__TASK PROMPT__. Write the lines out again, from the top of the material to the line containing "0.7968, 0.7979, 0.7987];", pictures excluded.

__GIVEN INFORMATION__.
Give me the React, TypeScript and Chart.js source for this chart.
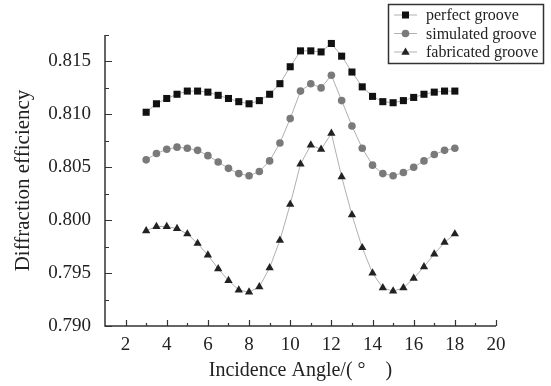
import React, { useEffect, useRef } from "react";
import { Chart, registerables } from "chart.js";

Chart.register(...registerables);

const angles = [3, 3.5, 4, 4.5, 5, 5.5, 6, 6.5, 7, 7.5, 8, 8.5, 9, 9.5, 10, 10.5, 11, 11.5, 12, 12.5, 13, 13.5, 14, 14.5, 15, 15.5, 16, 16.5, 17, 17.5, 18];

const perfectGroove = [0.8102, 0.8110, 0.8115, 0.8119, 0.8122, 0.8122, 0.8121, 0.8118, 0.8115, 0.8112, 0.8110, 0.8113, 0.8119, 0.8129, 0.8145, 0.8160, 0.8160, 0.8159, 0.8167, 0.8155, 0.8140, 0.8126, 0.8117, 0.8112, 0.8111, 0.8113, 0.8116, 0.8119, 0.8121, 0.8122, 0.8122];

const simulatedGroove = [0.8057, 0.8063, 0.8067, 0.8069, 0.8068, 0.8066, 0.8061, 0.8055, 0.8049, 0.8044, 0.8042, 0.8046, 0.8056, 0.8073, 0.8096, 0.8122, 0.8129, 0.8125, 0.8137, 0.8113, 0.8089, 0.8068, 0.8052, 0.8044, 0.8042, 0.8045, 0.8050, 0.8056, 0.8062, 0.8066, 0.8068];

const fabricatedGroove = [0.7990, 0.7994, 0.7994, 0.7992, 0.7987, 0.7978, 0.7967, 0.7954, 0.7943, 0.7934, 0.7932, 0.7937, 0.7955, 0.7981, 0.8015, 0.8053, 0.8071, 0.8067, 0.8082, 0.8041, 0.8005, 0.7974, 0.7950, 0.7936, 0.7933, 0.7936, 0.7945, 0.7956, 0.7968, 0.7979, 0.7987];

const seriesLabels = ["perfect groove", "simulated groove", "fabricated groove"];

const xMajorTicks = [2, 4, 6, 8, 10, 12, 14, 16, 18, 20];
const xMinorTicks = [3, 5, 7, 9, 11, 13, 15, 17, 19];
const yMajorTicks = [0.79, 0.795, 0.8, 0.805, 0.81, 0.815];
const yMinorTicks = [0.7925, 0.7975, 0.8025, 0.8075, 0.8125, 0.8175];

const xTitle = "Incidence Angle/(\u00a0°\u3000)";
const yTitle = "Diffraction efficiency";

const FONT = '"Liberation Serif", "Times New Roman", serif';
const AXIS_COLOR = "#333";

const axesPlugin = {
  id: "customAxes",
  afterDraw(chart: any) {
    const { ctx, chartArea, scales } = chart;
    const { left, right, top, bottom } = chartArea;
    const xs = scales.x;
    const ys = scales.y;
    ctx.save();
    ctx.strokeStyle = AXIS_COLOR;
    ctx.lineWidth = 1.5;
    ctx.beginPath();
    ctx.moveTo(left, top);
    ctx.lineTo(left, bottom);
    ctx.lineTo(right, bottom);
    ctx.stroke();
    ctx.lineWidth = 1.2;
    ctx.beginPath();
    xMajorTicks.forEach((v) => {
      const px = Math.round(xs.getPixelForValue(v)) + 0.5;
      ctx.moveTo(px, bottom);
      ctx.lineTo(px, bottom - 6);
    });
    xMinorTicks.forEach((v) => {
      const px = Math.round(xs.getPixelForValue(v)) + 0.5;
      ctx.moveTo(px, bottom);
      ctx.lineTo(px, bottom - 3);
    });
    yMajorTicks.forEach((v) => {
      const py = Math.round(ys.getPixelForValue(v)) + 0.5;
      ctx.moveTo(left, py);
      ctx.lineTo(left + 7, py);
    });
    yMinorTicks.forEach((v) => {
      const py = Math.round(ys.getPixelForValue(v)) + 0.5;
      ctx.moveTo(left, py);
      ctx.lineTo(left + 4, py);
    });
    ctx.stroke();
    ctx.restore();
  },
};

function drawMarker(ctx: CanvasRenderingContext2D, style: string, x: number, y: number, color: string) {
  ctx.fillStyle = color;
  ctx.beginPath();
  if (style === "rect") {
    ctx.rect(x - 3.5, y - 3.5, 7, 7);
  } else if (style === "circle") {
    ctx.arc(x, y, 3.8, 0, Math.PI * 2);
  } else {
    ctx.moveTo(x, y - 4.6);
    ctx.lineTo(x + 4.2, y + 2.8);
    ctx.lineTo(x - 4.2, y + 2.8);
    ctx.closePath();
  }
  ctx.fill();
}

const legendPlugin = {
  id: "customLegend",
  afterDraw(chart: any) {
    const { ctx } = chart;
    ctx.save();
    ctx.strokeStyle = AXIS_COLOR;
    ctx.lineWidth = 1.5;
    ctx.strokeRect(388.5, 4.5, 155, 59);
    ctx.font = `16px ${FONT}`;
    ctx.textBaseline = "middle";
    ctx.textAlign = "left";
    chart.data.datasets.forEach((ds: any, i: number) => {
      const y = 15 + i * 18.5;
      ctx.strokeStyle = ds.borderColor;
      ctx.lineWidth = 1;
      ctx.beginPath();
      ctx.moveTo(394, y);
      ctx.lineTo(417, y);
      ctx.stroke();
      drawMarker(ctx, ds.pointStyle, 405.5, y, ds.pointBackgroundColor);
      ctx.fillStyle = "#222";
      ctx.fillText(ds.label, 426, y + 1);
    });
    ctx.restore();
  },
};

export default function App() {
  const canvasRef = useRef<HTMLCanvasElement | null>(null);

  useEffect(() => {
    if (!canvasRef.current) return;
    const mk = (label: string, data: number[], style: string, color: string, radius: number) => ({
      label,
      data: data.map((v, i) => ({ x: angles[i], y: v })),
      borderColor: "#b0b0b0",
      borderWidth: 1,
      pointStyle: style,
      pointRadius: radius,
      pointBackgroundColor: color,
      pointBorderColor: color,
      pointBorderWidth: 0,
      showLine: true,
      fill: false,
      tension: 0,
    });
    const chart = new Chart(canvasRef.current, {
      type: "scatter",
      data: {
        datasets: [
          mk(seriesLabels[0], perfectGroove, "rect", "#111", 5),
          mk(seriesLabels[1], simulatedGroove, "circle", "#7a7a7a", 3.8),
          mk(seriesLabels[2], fabricatedGroove, "triangle", "#222", 4.8),
        ],
      },
      options: {
        animation: false,
        responsive: true,
        maintainAspectRatio: false,
        layout: { padding: { top: 35, right: 55, left: 0, bottom: 0 } },
        plugins: { legend: { display: false }, tooltip: { enabled: false } },
        scales: {
          x: {
            type: "linear",
            min: 1,
            max: 20,
            grid: { display: false, drawTicks: false },
            border: { display: false },
            afterBuildTicks: (s: any) => {
              s.ticks = xMajorTicks.map((v) => ({ value: v }));
            },
            afterFit: (s: any) => {
              s.height = 60;
            },
            ticks: {
              color: "#222",
              font: { family: FONT, size: 19 },
              padding: 8,
              maxRotation: 0,
              autoSkip: false,
              callback: (v: any) => String(v),
            },
            title: {
              display: true,
              text: xTitle,
              color: "#222",
              font: { family: FONT, size: 20 },
              padding: { top: 0, bottom: 3 },
            },
          },
          y: {
            type: "linear",
            min: 0.79,
            max: 0.8175,
            grid: { display: false, drawTicks: false },
            border: { display: false },
            afterBuildTicks: (s: any) => {
              s.ticks = yMajorTicks.map((v) => ({ value: v }));
            },
            afterFit: (s: any) => {
              s.width = 105;
            },
            ticks: {
              color: "#222",
              font: { family: FONT, size: 19 },
              padding: 14,
              autoSkip: false,
              callback: (v: any) => Number(v).toFixed(3),
            },
            title: {
              display: true,
              text: yTitle,
              color: "#222",
              font: { family: FONT, size: 21 },
              padding: { top: 11, bottom: 0 },
            },
          },
        },
      },
      plugins: [axesPlugin, legendPlugin],
    } as any);
    return () => chart.destroy();
  }, []);

  return (
    <div style={{ position: "fixed", left: 0, top: 0, width: 551, height: 386, background: "#fff" }}>
      <canvas ref={canvasRef} />
    </div>
  );
}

__COMPLETED TASK__.
Give me the React, TypeScript and Chart.js source for this chart.
import React, { useEffect, useRef } from "react";
import { Chart, registerables } from "chart.js";

Chart.register(...registerables);

const angles = [3, 3.5, 4, 4.5, 5, 5.5, 6, 6.5, 7, 7.5, 8, 8.5, 9, 9.5, 10, 10.5, 11, 11.5, 12, 12.5, 13, 13.5, 14, 14.5, 15, 15.5, 16, 16.5, 17, 17.5, 18];

const perfectGroove = [0.8102, 0.8110, 0.8115, 0.8119, 0.8122, 0.8122, 0.8121, 0.8118, 0.8115, 0.8112, 0.8110, 0.8113, 0.8119, 0.8129, 0.8145, 0.8160, 0.8160, 0.8159, 0.8167, 0.8155, 0.8140, 0.8126, 0.8117, 0.8112, 0.8111, 0.8113, 0.8116, 0.8119, 0.8121, 0.8122, 0.8122];

const simulatedGroove = [0.8057, 0.8063, 0.8067, 0.8069, 0.8068, 0.8066, 0.8061, 0.8055, 0.8049, 0.8044, 0.8042, 0.8046, 0.8056, 0.8073, 0.8096, 0.8122, 0.8129, 0.8125, 0.8137, 0.8113, 0.8089, 0.8068, 0.8052, 0.8044, 0.8042, 0.8045, 0.8050, 0.8056, 0.8062, 0.8066, 0.8068];

const fabricatedGroove = [0.7990, 0.7994, 0.7994, 0.7992, 0.7987, 0.7978, 0.7967, 0.7954, 0.7943, 0.7934, 0.7932, 0.7937, 0.7955, 0.7981, 0.8015, 0.8053, 0.8071, 0.8067, 0.8082, 0.8041, 0.8005, 0.7974, 0.7950, 0.7936, 0.7933, 0.7936, 0.7945, 0.7956, 0.7968, 0.7979, 0.7987];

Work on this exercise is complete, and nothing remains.